Data items
■ ■ ■ ■

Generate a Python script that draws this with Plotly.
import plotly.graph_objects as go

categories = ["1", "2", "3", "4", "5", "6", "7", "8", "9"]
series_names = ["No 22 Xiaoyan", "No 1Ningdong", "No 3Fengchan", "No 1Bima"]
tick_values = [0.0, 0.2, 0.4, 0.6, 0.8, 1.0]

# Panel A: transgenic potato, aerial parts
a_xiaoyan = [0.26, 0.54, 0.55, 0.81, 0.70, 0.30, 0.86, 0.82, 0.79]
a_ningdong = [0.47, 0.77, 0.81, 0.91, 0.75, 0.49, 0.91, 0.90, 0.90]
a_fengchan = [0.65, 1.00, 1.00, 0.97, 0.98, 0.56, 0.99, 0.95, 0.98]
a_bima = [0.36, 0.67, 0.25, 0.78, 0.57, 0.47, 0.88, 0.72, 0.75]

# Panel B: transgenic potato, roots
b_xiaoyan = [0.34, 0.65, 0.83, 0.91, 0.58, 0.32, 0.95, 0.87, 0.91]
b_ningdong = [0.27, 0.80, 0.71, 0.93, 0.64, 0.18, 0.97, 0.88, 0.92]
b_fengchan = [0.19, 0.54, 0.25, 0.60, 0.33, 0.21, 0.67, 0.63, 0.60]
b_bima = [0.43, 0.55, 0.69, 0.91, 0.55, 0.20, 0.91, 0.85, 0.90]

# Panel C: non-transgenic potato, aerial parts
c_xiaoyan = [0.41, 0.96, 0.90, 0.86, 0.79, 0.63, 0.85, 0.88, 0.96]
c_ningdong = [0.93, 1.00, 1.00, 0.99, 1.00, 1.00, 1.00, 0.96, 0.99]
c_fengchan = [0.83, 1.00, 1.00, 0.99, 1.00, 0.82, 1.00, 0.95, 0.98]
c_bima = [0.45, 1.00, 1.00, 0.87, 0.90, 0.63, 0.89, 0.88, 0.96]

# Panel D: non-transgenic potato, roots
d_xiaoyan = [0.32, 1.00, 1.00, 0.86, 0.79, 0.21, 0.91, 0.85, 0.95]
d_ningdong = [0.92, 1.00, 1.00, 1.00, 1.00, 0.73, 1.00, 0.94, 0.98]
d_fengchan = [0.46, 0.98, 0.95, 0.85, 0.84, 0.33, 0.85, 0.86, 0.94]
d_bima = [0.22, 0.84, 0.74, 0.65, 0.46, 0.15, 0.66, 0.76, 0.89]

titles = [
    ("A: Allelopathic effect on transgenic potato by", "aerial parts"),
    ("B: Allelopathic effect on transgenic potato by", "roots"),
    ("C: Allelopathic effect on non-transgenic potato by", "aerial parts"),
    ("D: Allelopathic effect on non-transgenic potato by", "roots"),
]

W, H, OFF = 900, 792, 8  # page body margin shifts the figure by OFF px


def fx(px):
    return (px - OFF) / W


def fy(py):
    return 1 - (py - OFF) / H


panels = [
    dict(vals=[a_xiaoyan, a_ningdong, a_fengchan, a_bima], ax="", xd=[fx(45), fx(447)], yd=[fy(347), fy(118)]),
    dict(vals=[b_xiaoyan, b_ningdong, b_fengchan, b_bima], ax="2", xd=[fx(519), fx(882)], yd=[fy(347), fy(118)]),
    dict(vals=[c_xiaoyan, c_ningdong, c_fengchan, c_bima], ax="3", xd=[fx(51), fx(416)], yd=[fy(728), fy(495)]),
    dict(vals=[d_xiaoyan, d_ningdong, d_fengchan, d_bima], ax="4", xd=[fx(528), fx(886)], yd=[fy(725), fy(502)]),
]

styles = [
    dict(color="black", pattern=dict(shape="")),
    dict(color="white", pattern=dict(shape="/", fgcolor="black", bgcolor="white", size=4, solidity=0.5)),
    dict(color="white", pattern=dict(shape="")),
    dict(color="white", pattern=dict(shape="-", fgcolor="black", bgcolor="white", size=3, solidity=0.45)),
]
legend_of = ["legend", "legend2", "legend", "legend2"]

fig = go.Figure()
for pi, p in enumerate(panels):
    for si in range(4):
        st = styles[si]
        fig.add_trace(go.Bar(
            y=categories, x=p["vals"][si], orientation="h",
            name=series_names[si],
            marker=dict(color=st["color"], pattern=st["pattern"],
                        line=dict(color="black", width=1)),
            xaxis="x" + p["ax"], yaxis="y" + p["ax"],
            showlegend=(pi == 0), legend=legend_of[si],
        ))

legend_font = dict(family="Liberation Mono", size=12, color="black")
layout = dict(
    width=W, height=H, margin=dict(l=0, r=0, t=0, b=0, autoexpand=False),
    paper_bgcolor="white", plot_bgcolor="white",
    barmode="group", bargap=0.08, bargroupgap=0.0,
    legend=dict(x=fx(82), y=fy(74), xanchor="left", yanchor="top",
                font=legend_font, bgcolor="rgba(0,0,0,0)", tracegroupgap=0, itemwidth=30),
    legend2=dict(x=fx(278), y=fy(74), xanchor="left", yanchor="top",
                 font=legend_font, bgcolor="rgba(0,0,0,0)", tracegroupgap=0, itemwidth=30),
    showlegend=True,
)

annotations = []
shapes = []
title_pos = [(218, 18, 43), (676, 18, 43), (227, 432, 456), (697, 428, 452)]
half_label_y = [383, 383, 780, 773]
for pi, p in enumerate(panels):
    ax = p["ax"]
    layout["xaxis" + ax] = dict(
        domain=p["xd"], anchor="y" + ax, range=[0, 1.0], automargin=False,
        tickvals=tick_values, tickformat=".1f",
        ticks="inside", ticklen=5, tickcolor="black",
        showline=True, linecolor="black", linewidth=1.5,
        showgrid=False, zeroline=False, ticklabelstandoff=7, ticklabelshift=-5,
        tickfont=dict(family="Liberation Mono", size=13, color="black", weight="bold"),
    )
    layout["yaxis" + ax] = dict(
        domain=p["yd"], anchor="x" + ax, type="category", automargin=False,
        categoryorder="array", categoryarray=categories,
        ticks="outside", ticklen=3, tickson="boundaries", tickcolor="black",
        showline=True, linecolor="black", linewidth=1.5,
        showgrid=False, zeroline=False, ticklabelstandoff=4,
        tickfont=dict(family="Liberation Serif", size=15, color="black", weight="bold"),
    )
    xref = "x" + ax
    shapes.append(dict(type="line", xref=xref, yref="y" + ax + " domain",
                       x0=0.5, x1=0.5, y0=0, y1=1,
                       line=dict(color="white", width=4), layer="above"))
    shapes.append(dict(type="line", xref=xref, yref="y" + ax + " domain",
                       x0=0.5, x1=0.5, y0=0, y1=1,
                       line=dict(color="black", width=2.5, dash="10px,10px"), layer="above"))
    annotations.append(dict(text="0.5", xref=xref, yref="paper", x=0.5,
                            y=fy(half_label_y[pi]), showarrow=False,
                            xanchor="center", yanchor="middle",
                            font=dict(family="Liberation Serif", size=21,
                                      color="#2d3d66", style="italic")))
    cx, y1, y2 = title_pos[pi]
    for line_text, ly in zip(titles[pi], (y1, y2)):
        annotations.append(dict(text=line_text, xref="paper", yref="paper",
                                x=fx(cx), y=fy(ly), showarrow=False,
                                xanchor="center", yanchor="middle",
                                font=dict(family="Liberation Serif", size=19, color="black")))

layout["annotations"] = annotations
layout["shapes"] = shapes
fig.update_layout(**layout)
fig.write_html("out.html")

■ ■ ■ ■

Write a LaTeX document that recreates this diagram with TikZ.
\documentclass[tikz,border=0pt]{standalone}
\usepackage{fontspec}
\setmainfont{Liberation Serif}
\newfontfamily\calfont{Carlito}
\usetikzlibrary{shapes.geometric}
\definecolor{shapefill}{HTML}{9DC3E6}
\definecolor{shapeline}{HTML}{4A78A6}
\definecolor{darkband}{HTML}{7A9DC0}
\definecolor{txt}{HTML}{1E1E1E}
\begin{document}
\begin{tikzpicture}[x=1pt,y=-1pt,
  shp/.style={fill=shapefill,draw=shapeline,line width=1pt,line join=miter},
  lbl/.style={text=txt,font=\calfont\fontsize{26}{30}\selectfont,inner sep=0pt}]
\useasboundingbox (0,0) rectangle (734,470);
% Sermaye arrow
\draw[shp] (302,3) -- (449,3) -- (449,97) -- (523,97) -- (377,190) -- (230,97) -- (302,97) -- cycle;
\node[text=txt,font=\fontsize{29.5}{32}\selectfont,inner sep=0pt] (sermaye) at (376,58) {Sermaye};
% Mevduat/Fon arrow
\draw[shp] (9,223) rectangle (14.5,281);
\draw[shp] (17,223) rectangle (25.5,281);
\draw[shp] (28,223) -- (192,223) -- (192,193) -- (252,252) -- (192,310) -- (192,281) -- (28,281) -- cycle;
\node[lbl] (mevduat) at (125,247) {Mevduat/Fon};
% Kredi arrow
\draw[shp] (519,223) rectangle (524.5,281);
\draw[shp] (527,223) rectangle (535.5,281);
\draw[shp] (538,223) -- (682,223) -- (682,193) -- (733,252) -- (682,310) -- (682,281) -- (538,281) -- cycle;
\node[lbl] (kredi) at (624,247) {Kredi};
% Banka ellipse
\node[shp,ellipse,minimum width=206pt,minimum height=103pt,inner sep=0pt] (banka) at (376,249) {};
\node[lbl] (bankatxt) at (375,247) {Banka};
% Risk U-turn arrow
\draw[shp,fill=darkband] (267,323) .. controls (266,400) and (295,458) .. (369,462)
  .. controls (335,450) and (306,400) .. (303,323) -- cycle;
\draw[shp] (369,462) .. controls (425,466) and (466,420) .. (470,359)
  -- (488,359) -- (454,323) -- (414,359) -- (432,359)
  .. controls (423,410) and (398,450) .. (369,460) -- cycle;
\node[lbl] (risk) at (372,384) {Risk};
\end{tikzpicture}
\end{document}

■ ■ ■ ■

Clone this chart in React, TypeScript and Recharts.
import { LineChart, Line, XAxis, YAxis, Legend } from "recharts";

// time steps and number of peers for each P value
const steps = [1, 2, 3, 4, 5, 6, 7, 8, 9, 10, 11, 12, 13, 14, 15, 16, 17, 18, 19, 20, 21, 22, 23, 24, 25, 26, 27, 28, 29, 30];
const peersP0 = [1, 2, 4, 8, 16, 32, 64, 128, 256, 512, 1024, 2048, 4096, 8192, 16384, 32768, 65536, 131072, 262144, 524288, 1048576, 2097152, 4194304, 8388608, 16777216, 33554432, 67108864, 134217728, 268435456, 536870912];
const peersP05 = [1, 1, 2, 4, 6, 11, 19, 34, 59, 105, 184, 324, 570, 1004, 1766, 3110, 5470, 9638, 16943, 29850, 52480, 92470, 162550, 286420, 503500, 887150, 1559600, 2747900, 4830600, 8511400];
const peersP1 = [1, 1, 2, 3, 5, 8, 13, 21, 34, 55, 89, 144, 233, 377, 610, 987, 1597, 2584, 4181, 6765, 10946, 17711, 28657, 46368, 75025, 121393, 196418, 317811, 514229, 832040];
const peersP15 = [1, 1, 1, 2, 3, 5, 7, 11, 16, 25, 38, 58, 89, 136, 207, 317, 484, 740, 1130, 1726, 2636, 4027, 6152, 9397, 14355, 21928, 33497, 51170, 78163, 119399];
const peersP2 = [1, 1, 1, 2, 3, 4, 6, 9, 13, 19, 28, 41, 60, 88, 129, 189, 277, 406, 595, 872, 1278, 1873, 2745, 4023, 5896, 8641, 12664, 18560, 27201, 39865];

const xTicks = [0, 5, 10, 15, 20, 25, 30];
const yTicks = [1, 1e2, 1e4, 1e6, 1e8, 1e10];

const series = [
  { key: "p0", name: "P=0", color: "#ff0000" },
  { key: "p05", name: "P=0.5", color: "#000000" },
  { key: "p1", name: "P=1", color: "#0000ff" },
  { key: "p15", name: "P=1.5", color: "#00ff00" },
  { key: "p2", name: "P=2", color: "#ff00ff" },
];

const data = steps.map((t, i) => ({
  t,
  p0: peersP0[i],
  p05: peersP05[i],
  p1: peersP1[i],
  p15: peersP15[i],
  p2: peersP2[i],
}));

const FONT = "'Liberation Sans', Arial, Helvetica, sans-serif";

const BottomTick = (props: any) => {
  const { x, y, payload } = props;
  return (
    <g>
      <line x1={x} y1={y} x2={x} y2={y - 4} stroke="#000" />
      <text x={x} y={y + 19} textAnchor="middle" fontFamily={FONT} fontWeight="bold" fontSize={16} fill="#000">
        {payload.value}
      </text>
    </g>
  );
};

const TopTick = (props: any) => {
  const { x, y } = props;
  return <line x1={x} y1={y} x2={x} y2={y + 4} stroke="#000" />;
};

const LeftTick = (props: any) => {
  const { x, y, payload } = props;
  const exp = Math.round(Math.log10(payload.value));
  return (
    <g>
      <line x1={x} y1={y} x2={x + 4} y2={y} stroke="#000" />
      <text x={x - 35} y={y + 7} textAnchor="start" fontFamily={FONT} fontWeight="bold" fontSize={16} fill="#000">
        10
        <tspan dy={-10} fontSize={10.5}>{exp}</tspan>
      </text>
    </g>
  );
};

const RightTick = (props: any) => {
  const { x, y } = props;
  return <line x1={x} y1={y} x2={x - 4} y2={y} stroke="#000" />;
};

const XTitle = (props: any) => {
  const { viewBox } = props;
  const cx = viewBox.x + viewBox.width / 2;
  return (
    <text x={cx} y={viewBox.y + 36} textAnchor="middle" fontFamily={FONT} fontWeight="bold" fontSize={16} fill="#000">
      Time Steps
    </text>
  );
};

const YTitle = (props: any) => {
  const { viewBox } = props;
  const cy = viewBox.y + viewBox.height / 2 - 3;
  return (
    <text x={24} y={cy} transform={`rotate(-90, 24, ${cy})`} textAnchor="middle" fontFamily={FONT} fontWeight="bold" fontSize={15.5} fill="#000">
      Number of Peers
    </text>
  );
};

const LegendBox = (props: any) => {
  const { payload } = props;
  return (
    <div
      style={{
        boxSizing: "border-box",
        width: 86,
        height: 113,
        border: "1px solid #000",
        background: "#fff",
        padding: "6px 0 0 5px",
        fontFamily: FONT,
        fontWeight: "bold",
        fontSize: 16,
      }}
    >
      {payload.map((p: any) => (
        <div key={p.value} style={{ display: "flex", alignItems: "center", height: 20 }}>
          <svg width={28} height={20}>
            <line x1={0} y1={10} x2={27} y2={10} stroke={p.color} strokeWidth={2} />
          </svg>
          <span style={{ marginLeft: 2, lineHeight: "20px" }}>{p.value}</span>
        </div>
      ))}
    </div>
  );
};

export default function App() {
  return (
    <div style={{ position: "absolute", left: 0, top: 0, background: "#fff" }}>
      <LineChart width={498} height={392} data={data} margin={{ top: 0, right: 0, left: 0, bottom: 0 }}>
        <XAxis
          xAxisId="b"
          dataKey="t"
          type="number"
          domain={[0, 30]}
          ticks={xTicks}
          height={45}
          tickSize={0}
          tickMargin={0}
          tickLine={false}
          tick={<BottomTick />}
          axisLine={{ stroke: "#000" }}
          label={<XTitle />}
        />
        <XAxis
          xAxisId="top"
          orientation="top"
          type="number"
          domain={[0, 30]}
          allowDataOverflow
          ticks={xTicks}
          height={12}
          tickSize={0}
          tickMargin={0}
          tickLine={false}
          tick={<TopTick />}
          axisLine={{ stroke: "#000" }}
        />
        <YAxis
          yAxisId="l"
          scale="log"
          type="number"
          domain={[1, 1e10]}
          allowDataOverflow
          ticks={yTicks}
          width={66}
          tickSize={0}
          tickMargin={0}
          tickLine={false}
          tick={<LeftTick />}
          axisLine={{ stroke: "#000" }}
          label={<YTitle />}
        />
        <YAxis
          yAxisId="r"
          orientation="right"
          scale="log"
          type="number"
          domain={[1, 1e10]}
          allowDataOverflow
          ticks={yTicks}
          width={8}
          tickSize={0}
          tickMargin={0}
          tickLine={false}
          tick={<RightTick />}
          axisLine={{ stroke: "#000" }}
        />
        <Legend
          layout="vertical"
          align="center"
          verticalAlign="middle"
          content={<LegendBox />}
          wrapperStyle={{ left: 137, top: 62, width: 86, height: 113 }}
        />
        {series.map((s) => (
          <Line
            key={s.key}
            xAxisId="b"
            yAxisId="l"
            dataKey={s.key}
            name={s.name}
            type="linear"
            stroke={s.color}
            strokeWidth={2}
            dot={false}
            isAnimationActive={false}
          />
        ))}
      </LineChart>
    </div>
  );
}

■ ■ ■ ■

■ Task requirements: Look above for the line containing "Generate a Python". Output from there through the line containing "tick_values = [0.0, 0.2, 0.4, 0.6, 0.8, 1.0]", exactly and inclusively.

■ Reply:
Generate a Python script that draws this with Plotly.
import plotly.graph_objects as go

categories = ["1", "2", "3", "4", "5", "6", "7", "8", "9"]
series_names = ["No 22 Xiaoyan", "No 1Ningdong", "No 3Fengchan", "No 1Bima"]
tick_values = [0.0, 0.2, 0.4, 0.6, 0.8, 1.0]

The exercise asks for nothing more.